READ: What federal income tax form do I use to deduct charitable donations?

  • Reduce the tax cost to the beneficiaries of their inheritance.
  • Reduce the balance in the traditional IRA, which will in turn reduce subsequent taxable required minimum distributions.
  • Get the money to the charity sooner.
  • Enjoy the appreciation of the charity during one’s lifetime.
  • See how the contribution is put to use.

This technique can also be used by higher-income taxpayers to reduce or eliminate the new 3.8% Medicare surtax. If a married couple has $175,000 of earned income and $75,000 of investment income this year and must take a $50,000 RMD from their IRA, $50,000 will be subject to the new surtax. But if that couple elects to distribute the $50,000 IRA RMD directly to a charity, no income will be subject to the Medicare surtax. The couple will save $1,900!
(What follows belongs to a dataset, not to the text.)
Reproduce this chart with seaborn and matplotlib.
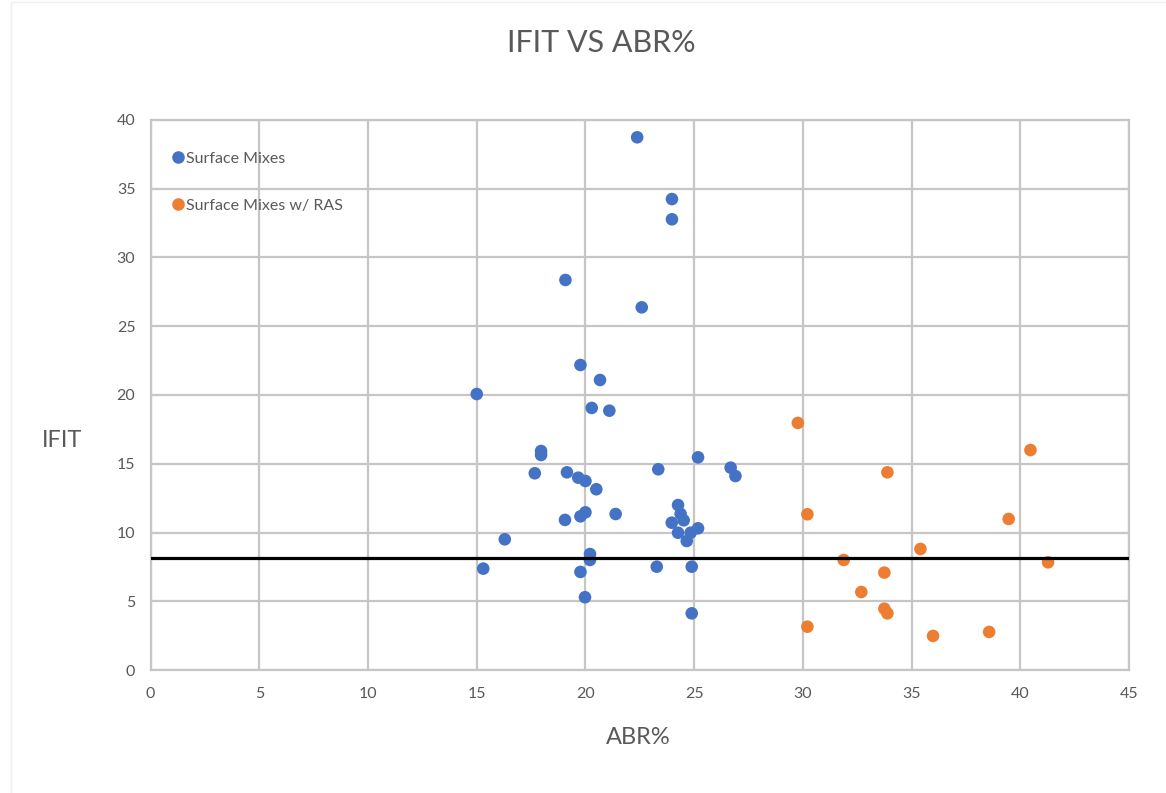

Because the extension for tax year 2012 was not extended until January, the Act permits two special options. You can choose to treat an IRA distribution received in December as a tax-free transfer to a charity and not reportable on your 2012 Form 1040, if the money is transferred to a charity before Feb. 1. Or you can treat distributions made from an IRA to a charity in January as being made in December, allowing up to $200,000 to be transferred during this calendar year.

By the way, the direct, tax-free transfer to a charity is not available from SEPs or Simple IRAs.